Several environmentalists speculate that the Biden administration has sought to use its executive authority sparingly -- doing enough to strengthen major climate priorities, but not so much as to put off moderate legislators whose votes will be needed to pass Build Back Better.
Despite those apparent contradictions, Biden's political allies remain in his corner -- particularly when his environmental record is held up against Trump's -- but they say they're looking forward to additional progress in the coming year.
"Compared to Trump, the Biden administration has done a good job," said Rep. Raul Grijalva, D-Ariz., chairman of the House Natural Resources Committee. "But we must hold our government to a higher standard than President Trump and his cronies if we are going to be serious about taking on climate change."
Hope and headwinds
Environmentalists and industry leaders view the next few months as crucial to Biden's climate legacy, even as he faces political headwinds. Many seem inclined to be patient with Biden and his team, in light of their progress and pledges to date, and point to several areas where Biden can put points on the board.
Advocates say the administration can take additional executive actions, such as encouraging federal agencies, including the Pentagon, to turn toward electric vehicles for its fleets. The EPA has also signaled that it may propose tighter greenhouse gas emissions for heavy-duty vehicles starting in 2027 -- which Oge said she hopes will include "strong and ambitious requirements for buses and delivery vans to be electric."
"Looking ahead, this administration needs to be turning all the knobs under their control as far as they can go, for the sake of climate," Huntley said.
Meanwhile, the Supreme Court is expected to hear arguments in February in a case brought by Republican-led states that could curb the EPA's authority to regulate carbon emissions standards.

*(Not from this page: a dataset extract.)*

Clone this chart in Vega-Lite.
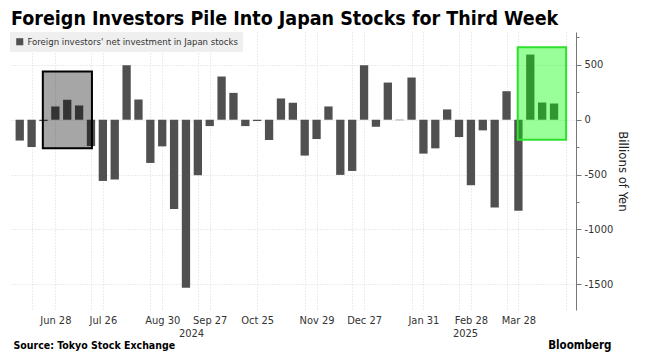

The most pressing issue, however, remains Biden's signature Build Back Better plan -- an enormous package that experts believe will make or break Biden's environmental ambitions. The plan is universally opposed by congressional Republicans.
The plan is universally opposed by congressional Republicans, who have expressed concern over what its $1.7 trillion price tag would do to the national debt, and a pair of moderate Democrats, Joe Manchin and Kyrsten Sinema, who are advocating for a pared-down version of the bill.
But the White House indicated this week that it will press forward, even as other legislative priorities take center stage.
"Yes, there is a lot one can do under executive order -- but a really large portion driving the kind of investments to tackle climate change has to come from Congress," said the Sierra Club's Melinda Pierce. "When you look to measure what was done in Year One, clearly the piece that has to be achieved legislatively is incomplete."